GOAL:
Output the full listing below exactly, without the pictures.

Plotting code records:
-=-=-

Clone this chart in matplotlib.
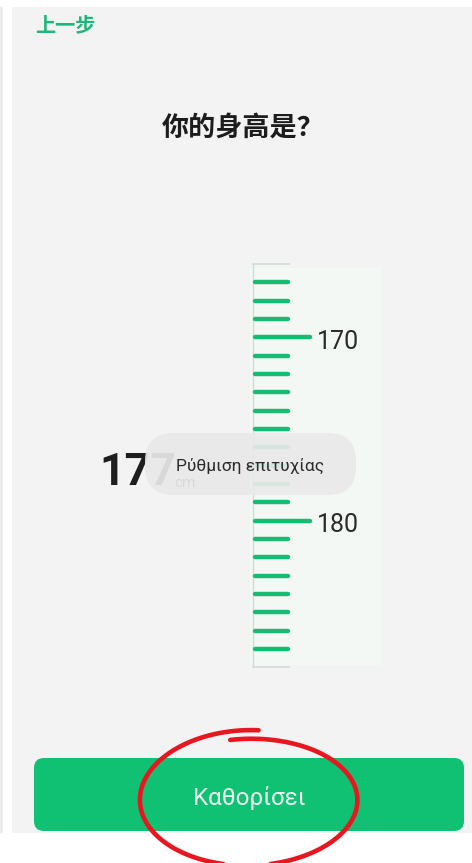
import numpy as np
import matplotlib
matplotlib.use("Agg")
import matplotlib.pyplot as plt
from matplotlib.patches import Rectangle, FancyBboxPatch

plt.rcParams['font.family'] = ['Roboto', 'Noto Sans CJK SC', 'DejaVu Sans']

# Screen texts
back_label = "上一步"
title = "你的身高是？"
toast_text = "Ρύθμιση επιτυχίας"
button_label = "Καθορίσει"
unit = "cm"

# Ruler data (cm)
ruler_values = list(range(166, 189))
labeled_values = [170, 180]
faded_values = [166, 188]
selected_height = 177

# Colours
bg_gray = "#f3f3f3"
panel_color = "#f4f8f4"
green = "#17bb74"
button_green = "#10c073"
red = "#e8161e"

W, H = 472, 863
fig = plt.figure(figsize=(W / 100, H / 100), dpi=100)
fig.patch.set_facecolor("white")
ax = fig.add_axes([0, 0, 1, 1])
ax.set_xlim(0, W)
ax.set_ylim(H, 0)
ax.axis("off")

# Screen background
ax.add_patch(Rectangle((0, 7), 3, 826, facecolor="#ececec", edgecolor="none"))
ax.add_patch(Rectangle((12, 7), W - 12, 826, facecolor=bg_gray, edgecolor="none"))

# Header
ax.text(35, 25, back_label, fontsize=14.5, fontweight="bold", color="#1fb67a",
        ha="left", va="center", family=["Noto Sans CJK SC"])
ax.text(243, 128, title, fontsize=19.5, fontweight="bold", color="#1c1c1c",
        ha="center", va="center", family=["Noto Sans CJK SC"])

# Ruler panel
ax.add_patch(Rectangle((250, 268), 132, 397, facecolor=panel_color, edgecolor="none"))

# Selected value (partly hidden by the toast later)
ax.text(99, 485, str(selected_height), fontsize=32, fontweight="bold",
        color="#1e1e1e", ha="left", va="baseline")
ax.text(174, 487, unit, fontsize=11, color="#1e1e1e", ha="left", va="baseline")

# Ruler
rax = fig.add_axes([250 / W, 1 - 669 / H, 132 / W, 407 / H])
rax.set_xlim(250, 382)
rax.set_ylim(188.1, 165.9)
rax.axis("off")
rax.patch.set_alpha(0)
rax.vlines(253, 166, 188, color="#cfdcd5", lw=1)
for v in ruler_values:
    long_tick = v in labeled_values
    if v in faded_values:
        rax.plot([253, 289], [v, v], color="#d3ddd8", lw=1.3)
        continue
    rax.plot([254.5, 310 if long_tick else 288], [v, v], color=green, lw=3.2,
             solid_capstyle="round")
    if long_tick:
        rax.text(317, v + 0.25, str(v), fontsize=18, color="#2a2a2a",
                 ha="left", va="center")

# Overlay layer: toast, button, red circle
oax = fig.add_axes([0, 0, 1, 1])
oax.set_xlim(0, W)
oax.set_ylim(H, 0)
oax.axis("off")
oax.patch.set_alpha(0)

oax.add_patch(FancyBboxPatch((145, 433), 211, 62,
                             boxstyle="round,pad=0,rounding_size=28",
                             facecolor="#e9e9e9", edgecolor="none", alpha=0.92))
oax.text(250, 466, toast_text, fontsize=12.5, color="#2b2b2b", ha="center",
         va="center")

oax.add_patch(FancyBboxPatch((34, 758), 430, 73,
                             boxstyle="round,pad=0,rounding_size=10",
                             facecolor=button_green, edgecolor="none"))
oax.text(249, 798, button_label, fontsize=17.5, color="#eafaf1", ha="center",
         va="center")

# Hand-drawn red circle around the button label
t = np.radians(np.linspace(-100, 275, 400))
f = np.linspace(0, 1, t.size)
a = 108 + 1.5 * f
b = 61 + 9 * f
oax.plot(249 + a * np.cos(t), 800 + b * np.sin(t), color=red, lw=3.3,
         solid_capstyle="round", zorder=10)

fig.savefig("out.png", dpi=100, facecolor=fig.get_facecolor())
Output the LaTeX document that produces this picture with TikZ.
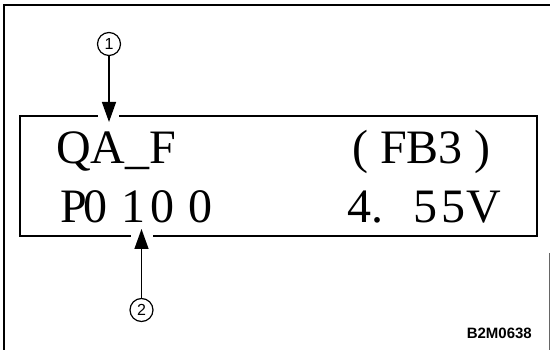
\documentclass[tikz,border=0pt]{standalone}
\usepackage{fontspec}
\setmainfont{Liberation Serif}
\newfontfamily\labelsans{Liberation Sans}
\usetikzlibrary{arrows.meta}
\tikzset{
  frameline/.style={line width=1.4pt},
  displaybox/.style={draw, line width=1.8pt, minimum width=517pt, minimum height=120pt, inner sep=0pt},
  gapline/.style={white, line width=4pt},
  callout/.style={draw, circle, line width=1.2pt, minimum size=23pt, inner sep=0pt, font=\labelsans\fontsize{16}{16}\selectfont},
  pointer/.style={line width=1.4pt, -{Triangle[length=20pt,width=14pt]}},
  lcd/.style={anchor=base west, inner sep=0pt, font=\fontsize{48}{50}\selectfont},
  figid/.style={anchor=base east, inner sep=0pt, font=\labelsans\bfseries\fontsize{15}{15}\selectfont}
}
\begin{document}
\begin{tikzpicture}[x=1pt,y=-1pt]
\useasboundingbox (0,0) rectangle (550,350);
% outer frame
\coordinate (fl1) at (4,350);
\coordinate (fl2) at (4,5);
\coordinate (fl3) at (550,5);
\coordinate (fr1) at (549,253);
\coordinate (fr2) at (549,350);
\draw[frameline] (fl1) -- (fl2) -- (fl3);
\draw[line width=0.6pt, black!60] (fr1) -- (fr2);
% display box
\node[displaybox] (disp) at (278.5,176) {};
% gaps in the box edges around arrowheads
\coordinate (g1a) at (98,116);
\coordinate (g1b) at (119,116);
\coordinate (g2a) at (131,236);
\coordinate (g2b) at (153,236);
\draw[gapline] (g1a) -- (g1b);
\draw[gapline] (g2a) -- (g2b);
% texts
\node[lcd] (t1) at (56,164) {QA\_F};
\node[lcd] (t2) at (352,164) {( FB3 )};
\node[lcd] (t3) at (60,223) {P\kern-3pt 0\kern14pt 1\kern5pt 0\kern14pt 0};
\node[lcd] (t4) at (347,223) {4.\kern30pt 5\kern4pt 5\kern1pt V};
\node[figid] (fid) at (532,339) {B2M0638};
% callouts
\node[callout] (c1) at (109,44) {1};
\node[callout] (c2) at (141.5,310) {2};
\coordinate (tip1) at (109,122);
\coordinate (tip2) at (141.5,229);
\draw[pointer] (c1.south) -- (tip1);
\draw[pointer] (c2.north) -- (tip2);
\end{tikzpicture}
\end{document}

-=-=-

FINISHED ANSWER:
Clone this chart in matplotlib.
import numpy as np
import matplotlib
matplotlib.use("Agg")
import matplotlib.pyplot as plt
from matplotlib.patches import Rectangle, FancyBboxPatch

plt.rcParams['font.family'] = ['Roboto', 'Noto Sans CJK SC', 'DejaVu Sans']

# Screen texts
back_label = "上一步"
title = "你的身高是？"
toast_text = "Ρύθμιση επιτυχίας"
button_label = "Καθορίσει"
unit = "cm"

# Ruler data (cm)
ruler_values = list(range(166, 189))
labeled_values = [170, 180]
faded_values = [166, 188]
selected_height = 177

# Colours
bg_gray = "#f3f3f3"
panel_color = "#f4f8f4"
green = "#17bb74"
button_green = "#10c073"
red = "#e8161e"

W, H = 472, 863
fig = plt.figure(figsize=(W / 100, H / 100), dpi=100)
fig.patch.set_facecolor("white")
ax = fig.add_axes([0, 0, 1, 1])
ax.set_xlim(0, W)
ax.set_ylim(H, 0)
ax.axis("off")

# Screen background
ax.add_patch(Rectangle((0, 7), 3, 826, facecolor="#ececec", edgecolor="none"))
ax.add_patch(Rectangle((12, 7), W - 12, 826, facecolor=bg_gray, edgecolor="none"))

# Header
ax.text(35, 25, back_label, fontsize=14.5, fontweight="bold", color="#1fb67a",
        ha="left", va="center", family=["Noto Sans CJK SC"])
ax.text(243, 128, title, fontsize=19.5, fontweight="bold", color="#1c1c1c",
        ha="center", va="center", family=["Noto Sans CJK SC"])

# Ruler panel
ax.add_patch(Rectangle((250, 268), 132, 397, facecolor=panel_color, edgecolor="none"))

# Selected value (partly hidden by the toast later)
ax.text(99, 485, str(selected_height), fontsize=32, fontweight="bold",
        color="#1e1e1e", ha="left", va="baseline")
ax.text(174, 487, unit, fontsize=11, color="#1e1e1e", ha="left", va="baseline")

# Ruler
rax = fig.add_axes([250 / W, 1 - 669 / H, 132 / W, 407 / H])
rax.set_xlim(250, 382)
rax.set_ylim(188.1, 165.9)
rax.axis("off")
rax.patch.set_alpha(0)
rax.vlines(253, 166, 188, color="#cfdcd5", lw=1)
for v in ruler_values:
    long_tick = v in labeled_values
    if v in faded_values:
        rax.plot([253, 289], [v, v], color="#d3ddd8", lw=1.3)
        continue
    rax.plot([254.5, 310 if long_tick else 288], [v, v], color=green, lw=3.2,
             solid_capstyle="round")
    if long_tick:
        rax.text(317, v + 0.25, str(v), fontsize=18, color="#2a2a2a",
                 ha="left", va="center")

# Overlay layer: toast, button, red circle
oax = fig.add_axes([0, 0, 1, 1])
oax.set_xlim(0, W)
oax.set_ylim(H, 0)
oax.axis("off")
oax.patch.set_alpha(0)

oax.add_patch(FancyBboxPatch((145, 433), 211, 62,
                             boxstyle="round,pad=0,rounding_size=28",
                             facecolor="#e9e9e9", edgecolor="none", alpha=0.92))
oax.text(250, 466, toast_text, fontsize=12.5, color="#2b2b2b", ha="center",
         va="center")

oax.add_patch(FancyBboxPatch((34, 758), 430, 73,
                             boxstyle="round,pad=0,rounding_size=10",
                             facecolor=button_green, edgecolor="none"))
oax.text(249, 798, button_label, fontsize=17.5, color="#eafaf1", ha="center",
         va="center")

# Hand-drawn red circle around the button label
t = np.radians(np.linspace(-100, 275, 400))
f = np.linspace(0, 1, t.size)
a = 108 + 1.5 * f
b = 61 + 9 * f
oax.plot(249 + a * np.cos(t), 800 + b * np.sin(t), color=red, lw=3.3,
         solid_capstyle="round", zorder=10)

fig.savefig("out.png", dpi=100, facecolor=fig.get_facecolor())
Output the LaTeX document that produces this picture with TikZ.
\documentclass[tikz,border=0pt]{standalone}
\usepackage{fontspec}
\setmainfont{Liberation Serif}
\newfontfamily\labelsans{Liberation Sans}
\usetikzlibrary{arrows.meta}
\tikzset{
  frameline/.style={line width=1.4pt},
  displaybox/.style={draw, line width=1.8pt, minimum width=517pt, minimum height=120pt, inner sep=0pt},
  gapline/.style={white, line width=4pt},
  callout/.style={draw, circle, line width=1.2pt, minimum size=23pt, inner sep=0pt, font=\labelsans\fontsize{16}{16}\selectfont},
  pointer/.style={line width=1.4pt, -{Triangle[length=20pt,width=14pt]}},
  lcd/.style={anchor=base west, inner sep=0pt, font=\fontsize{48}{50}\selectfont},
  figid/.style={anchor=base east, inner sep=0pt, font=\labelsans\bfseries\fontsize{15}{15}\selectfont}
}
\begin{document}
\begin{tikzpicture}[x=1pt,y=-1pt]
\useasboundingbox (0,0) rectangle (550,350);
% outer frame
\coordinate (fl1) at (4,350);
\coordinate (fl2) at (4,5);
\coordinate (fl3) at (550,5);
\coordinate (fr1) at (549,253);
\coordinate (fr2) at (549,350);
\draw[frameline] (fl1) -- (fl2) -- (fl3);
\draw[line width=0.6pt, black!60] (fr1) -- (fr2);
% display box
\node[displaybox] (disp) at (278.5,176) {};
% gaps in the box edges around arrowheads
\coordinate (g1a) at (98,116);
\coordinate (g1b) at (119,116);
\coordinate (g2a) at (131,236);
\coordinate (g2b) at (153,236);
\draw[gapline] (g1a) -- (g1b);
\draw[gapline] (g2a) -- (g2b);
% texts
\node[lcd] (t1) at (56,164) {QA\_F};
\node[lcd] (t2) at (352,164) {( FB3 )};
\node[lcd] (t3) at (60,223) {P\kern-3pt 0\kern14pt 1\kern5pt 0\kern14pt 0};
\node[lcd] (t4) at (347,223) {4.\kern30pt 5\kern4pt 5\kern1pt V};
\node[figid] (fid) at (532,339) {B2M0638};
% callouts
\node[callout] (c1) at (109,44) {1};
\node[callout] (c2) at (141.5,310) {2};
\coordinate (tip1) at (109,122);
\coordinate (tip2) at (141.5,229);
\draw[pointer] (c1.south) -- (tip1);
\draw[pointer] (c2.north) -- (tip2);
\end{tikzpicture}
\end{document}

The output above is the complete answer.